_Source data_
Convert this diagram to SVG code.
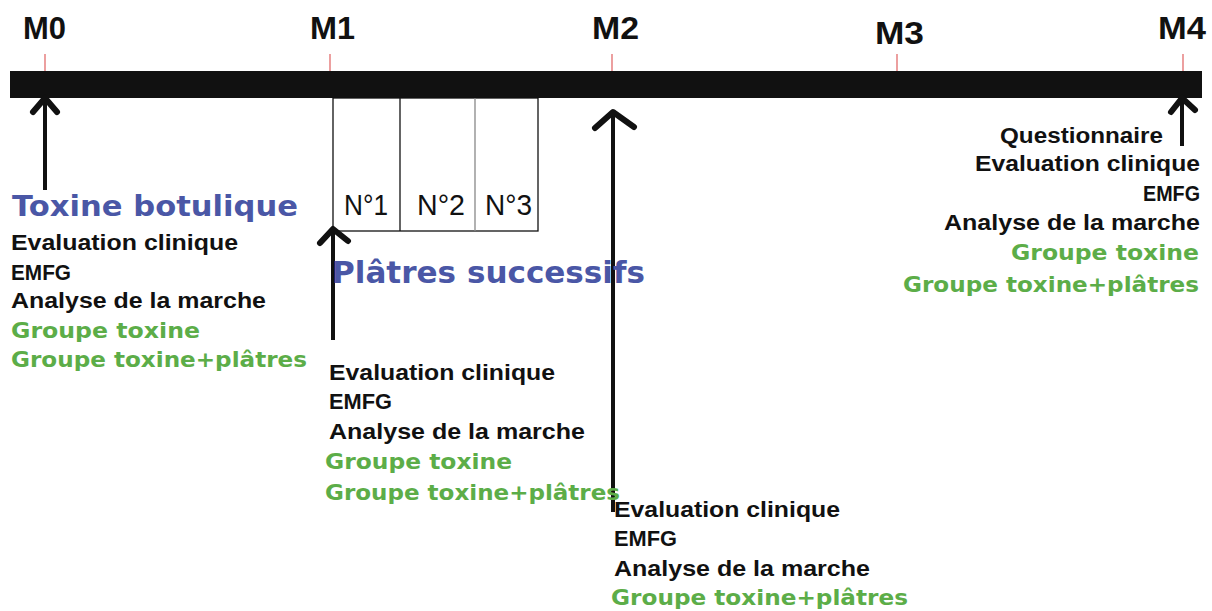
<svg xmlns="http://www.w3.org/2000/svg" width="1212" height="611" viewBox="0 0 1212 611">
<style>
.m{font-family:"Liberation Sans",Arial,sans-serif;font-weight:bold;font-size:31px;fill:#111}
.k{font-family:"Liberation Sans",Arial,sans-serif;font-weight:bold;font-size:22px;fill:#111}
.g{font-family:"DejaVu Sans","Liberation Sans",sans-serif;font-weight:bold;font-size:21px;fill:#5cad48}
.b{font-family:"DejaVu Sans","Liberation Sans",sans-serif;font-weight:bold;fill:#4a57a6}
.n{font-family:"Liberation Sans",Arial,sans-serif;font-size:30px;fill:#111}
.tick{stroke:#e06060;stroke-width:1.2}
.shaft{stroke:#111;stroke-width:4;fill:none}
.head{stroke:#111;stroke-width:6;fill:none;stroke-linecap:round;stroke-linejoin:round}
</style>
<rect width="1212" height="611" fill="#fff"/>
<g id="timeline">
<rect x="10" y="71" width="1192" height="27" fill="#111"/>
<line class="tick" x1="45" y1="54" x2="45" y2="71"/>
<line class="tick" x1="330" y1="54" x2="330" y2="71"/>
<line class="tick" x1="612" y1="54" x2="612" y2="71"/>
<line class="tick" x1="897" y1="54" x2="897" y2="71"/>
<line class="tick" x1="1183" y1="54" x2="1183" y2="71"/>
</g>
<g id="labels">
<text class="m" x="23" y="39" textLength="43" lengthAdjust="spacingAndGlyphs">M0</text>
<text class="m" x="310" y="39" textLength="45" lengthAdjust="spacingAndGlyphs">M1</text>
<text class="m" x="592" y="39" textLength="47" lengthAdjust="spacingAndGlyphs">M2</text>
<text class="m" x="875" y="44" textLength="49" lengthAdjust="spacingAndGlyphs">M3</text>
<text class="m" x="1158" y="39" textLength="48" lengthAdjust="spacingAndGlyphs">M4</text>
</g>
<g id="platres-box">
<rect x="333" y="98" width="205" height="133" fill="#fff" stroke="#111" stroke-width="1.3"/>
<line x1="400" y1="98" x2="400" y2="231" stroke="#111" stroke-width="1.3"/>
<line x1="475" y1="98" x2="475" y2="231" stroke="#888" stroke-width="1.3"/>
<text class="n" x="344" y="215" textLength="44" lengthAdjust="spacingAndGlyphs">N°1</text>
<text class="n" x="417" y="215" textLength="48" lengthAdjust="spacingAndGlyphs">N°2</text>
<text class="n" x="485" y="215" textLength="47" lengthAdjust="spacingAndGlyphs">N°3</text>
</g>
<g id="connectors">
<line class="shaft" x1="45" y1="99" x2="45" y2="190"/>
<polyline class="head" points="33,112 45,98 57,112"/>
<line class="shaft" x1="333" y1="230" x2="333" y2="340"/>
<polyline class="head" points="320,243 333,229 348,241"/>
<line class="shaft" x1="613" y1="113" x2="613" y2="512"/>
<polyline class="head" points="595,128 613,112 634,127"/>
<line class="shaft" x1="1182" y1="99" x2="1182" y2="146"/>
<polyline class="head" points="1171,112 1182,98 1195,110"/>
</g>
<g id="m0-block">
<text class="b" x="12" y="216" font-size="29" textLength="286" lengthAdjust="spacingAndGlyphs">Toxine botulique</text>
<text class="k" x="11" y="250" textLength="227" lengthAdjust="spacingAndGlyphs">Evaluation clinique</text>
<text class="k" x="11" y="280" textLength="60" lengthAdjust="spacingAndGlyphs">EMFG</text>
<text class="k" x="11" y="308" textLength="255" lengthAdjust="spacingAndGlyphs">Analyse de la marche</text>
<text class="g" x="11" y="338" textLength="189" lengthAdjust="spacingAndGlyphs">Groupe toxine</text>
<text class="g" x="11" y="367" textLength="296" lengthAdjust="spacingAndGlyphs">Groupe toxine+plâtres</text>
</g>
<g id="platres-label">
<text class="b" x="332" y="283" font-size="31" textLength="313" lengthAdjust="spacingAndGlyphs">Plâtres successifs</text>
</g>
<g id="m1-block">
<text class="k" x="329" y="380" textLength="226" lengthAdjust="spacingAndGlyphs">Evaluation clinique</text>
<text class="k" x="329" y="409" textLength="63" lengthAdjust="spacingAndGlyphs">EMFG</text>
<text class="k" x="329" y="439" textLength="256" lengthAdjust="spacingAndGlyphs">Analyse de la marche</text>
<text class="g" x="325" y="469" textLength="187" lengthAdjust="spacingAndGlyphs">Groupe toxine</text>
<text class="g" x="325" y="500" textLength="295" lengthAdjust="spacingAndGlyphs">Groupe toxine+plâtres</text>
</g>
<g id="m2-block">
<text class="k" x="614" y="517" textLength="226" lengthAdjust="spacingAndGlyphs">Evaluation clinique</text>
<text class="k" x="614" y="546" textLength="63" lengthAdjust="spacingAndGlyphs">EMFG</text>
<text class="k" x="614" y="576" textLength="256" lengthAdjust="spacingAndGlyphs">Analyse de la marche</text>
<text class="g" x="611" y="605" textLength="297" lengthAdjust="spacingAndGlyphs">Groupe toxine+plâtres</text>
</g>
<g id="m4-block">
<text class="k" x="1000" y="143" textLength="163" lengthAdjust="spacingAndGlyphs">Questionnaire</text>
<text class="k" x="975" y="171" textLength="225" lengthAdjust="spacingAndGlyphs">Evaluation clinique</text>
<text class="k" x="1143" y="201" textLength="57" lengthAdjust="spacingAndGlyphs">EMFG</text>
<text class="k" x="944" y="230" textLength="256" lengthAdjust="spacingAndGlyphs">Analyse de la marche</text>
<text class="g" x="1011" y="260" textLength="188" lengthAdjust="spacingAndGlyphs">Groupe toxine</text>
<text class="g" x="903" y="292" textLength="296" lengthAdjust="spacingAndGlyphs">Groupe toxine+plâtres</text>
</g>
</svg>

_Problem requirements_
Make an exact copy of the data above, pictures excluded.

_Response_
Convert this diagram to SVG code.
<svg xmlns="http://www.w3.org/2000/svg" width="1212" height="611" viewBox="0 0 1212 611">
<style>
.m{font-family:"Liberation Sans",Arial,sans-serif;font-weight:bold;font-size:31px;fill:#111}
.k{font-family:"Liberation Sans",Arial,sans-serif;font-weight:bold;font-size:22px;fill:#111}
.g{font-family:"DejaVu Sans","Liberation Sans",sans-serif;font-weight:bold;font-size:21px;fill:#5cad48}
.b{font-family:"DejaVu Sans","Liberation Sans",sans-serif;font-weight:bold;fill:#4a57a6}
.n{font-family:"Liberation Sans",Arial,sans-serif;font-size:30px;fill:#111}
.tick{stroke:#e06060;stroke-width:1.2}
.shaft{stroke:#111;stroke-width:4;fill:none}
.head{stroke:#111;stroke-width:6;fill:none;stroke-linecap:round;stroke-linejoin:round}
</style>
<rect width="1212" height="611" fill="#fff"/>
<g id="timeline">
<rect x="10" y="71" width="1192" height="27" fill="#111"/>
<line class="tick" x1="45" y1="54" x2="45" y2="71"/>
<line class="tick" x1="330" y1="54" x2="330" y2="71"/>
<line class="tick" x1="612" y1="54" x2="612" y2="71"/>
<line class="tick" x1="897" y1="54" x2="897" y2="71"/>
<line class="tick" x1="1183" y1="54" x2="1183" y2="71"/>
</g>
<g id="labels">
<text class="m" x="23" y="39" textLength="43" lengthAdjust="spacingAndGlyphs">M0</text>
<text class="m" x="310" y="39" textLength="45" lengthAdjust="spacingAndGlyphs">M1</text>
<text class="m" x="592" y="39" textLength="47" lengthAdjust="spacingAndGlyphs">M2</text>
<text class="m" x="875" y="44" textLength="49" lengthAdjust="spacingAndGlyphs">M3</text>
<text class="m" x="1158" y="39" textLength="48" lengthAdjust="spacingAndGlyphs">M4</text>
</g>
<g id="platres-box">
<rect x="333" y="98" width="205" height="133" fill="#fff" stroke="#111" stroke-width="1.3"/>
<line x1="400" y1="98" x2="400" y2="231" stroke="#111" stroke-width="1.3"/>
<line x1="475" y1="98" x2="475" y2="231" stroke="#888" stroke-width="1.3"/>
<text class="n" x="344" y="215" textLength="44" lengthAdjust="spacingAndGlyphs">N°1</text>
<text class="n" x="417" y="215" textLength="48" lengthAdjust="spacingAndGlyphs">N°2</text>
<text class="n" x="485" y="215" textLength="47" lengthAdjust="spacingAndGlyphs">N°3</text>
</g>
<g id="connectors">
<line class="shaft" x1="45" y1="99" x2="45" y2="190"/>
<polyline class="head" points="33,112 45,98 57,112"/>
<line class="shaft" x1="333" y1="230" x2="333" y2="340"/>
<polyline class="head" points="320,243 333,229 348,241"/>
<line class="shaft" x1="613" y1="113" x2="613" y2="512"/>
<polyline class="head" points="595,128 613,112 634,127"/>
<line class="shaft" x1="1182" y1="99" x2="1182" y2="146"/>
<polyline class="head" points="1171,112 1182,98 1195,110"/>
</g>
<g id="m0-block">
<text class="b" x="12" y="216" font-size="29" textLength="286" lengthAdjust="spacingAndGlyphs">Toxine botulique</text>
<text class="k" x="11" y="250" textLength="227" lengthAdjust="spacingAndGlyphs">Evaluation clinique</text>
<text class="k" x="11" y="280" textLength="60" lengthAdjust="spacingAndGlyphs">EMFG</text>
<text class="k" x="11" y="308" textLength="255" lengthAdjust="spacingAndGlyphs">Analyse de la marche</text>
<text class="g" x="11" y="338" textLength="189" lengthAdjust="spacingAndGlyphs">Groupe toxine</text>
<text class="g" x="11" y="367" textLength="296" lengthAdjust="spacingAndGlyphs">Groupe toxine+plâtres</text>
</g>
<g id="platres-label">
<text class="b" x="332" y="283" font-size="31" textLength="313" lengthAdjust="spacingAndGlyphs">Plâtres successifs</text>
</g>
<g id="m1-block">
<text class="k" x="329" y="380" textLength="226" lengthAdjust="spacingAndGlyphs">Evaluation clinique</text>
<text class="k" x="329" y="409" textLength="63" lengthAdjust="spacingAndGlyphs">EMFG</text>
<text class="k" x="329" y="439" textLength="256" lengthAdjust="spacingAndGlyphs">Analyse de la marche</text>
<text class="g" x="325" y="469" textLength="187" lengthAdjust="spacingAndGlyphs">Groupe toxine</text>
<text class="g" x="325" y="500" textLength="295" lengthAdjust="spacingAndGlyphs">Groupe toxine+plâtres</text>
</g>
<g id="m2-block">
<text class="k" x="614" y="517" textLength="226" lengthAdjust="spacingAndGlyphs">Evaluation clinique</text>
<text class="k" x="614" y="546" textLength="63" lengthAdjust="spacingAndGlyphs">EMFG</text>
<text class="k" x="614" y="576" textLength="256" lengthAdjust="spacingAndGlyphs">Analyse de la marche</text>
<text class="g" x="611" y="605" textLength="297" lengthAdjust="spacingAndGlyphs">Groupe toxine+plâtres</text>
</g>
<g id="m4-block">
<text class="k" x="1000" y="143" textLength="163" lengthAdjust="spacingAndGlyphs">Questionnaire</text>
<text class="k" x="975" y="171" textLength="225" lengthAdjust="spacingAndGlyphs">Evaluation clinique</text>
<text class="k" x="1143" y="201" textLength="57" lengthAdjust="spacingAndGlyphs">EMFG</text>
<text class="k" x="944" y="230" textLength="256" lengthAdjust="spacingAndGlyphs">Analyse de la marche</text>
<text class="g" x="1011" y="260" textLength="188" lengthAdjust="spacingAndGlyphs">Groupe toxine</text>
<text class="g" x="903" y="292" textLength="296" lengthAdjust="spacingAndGlyphs">Groupe toxine+plâtres</text>
</g>
</svg>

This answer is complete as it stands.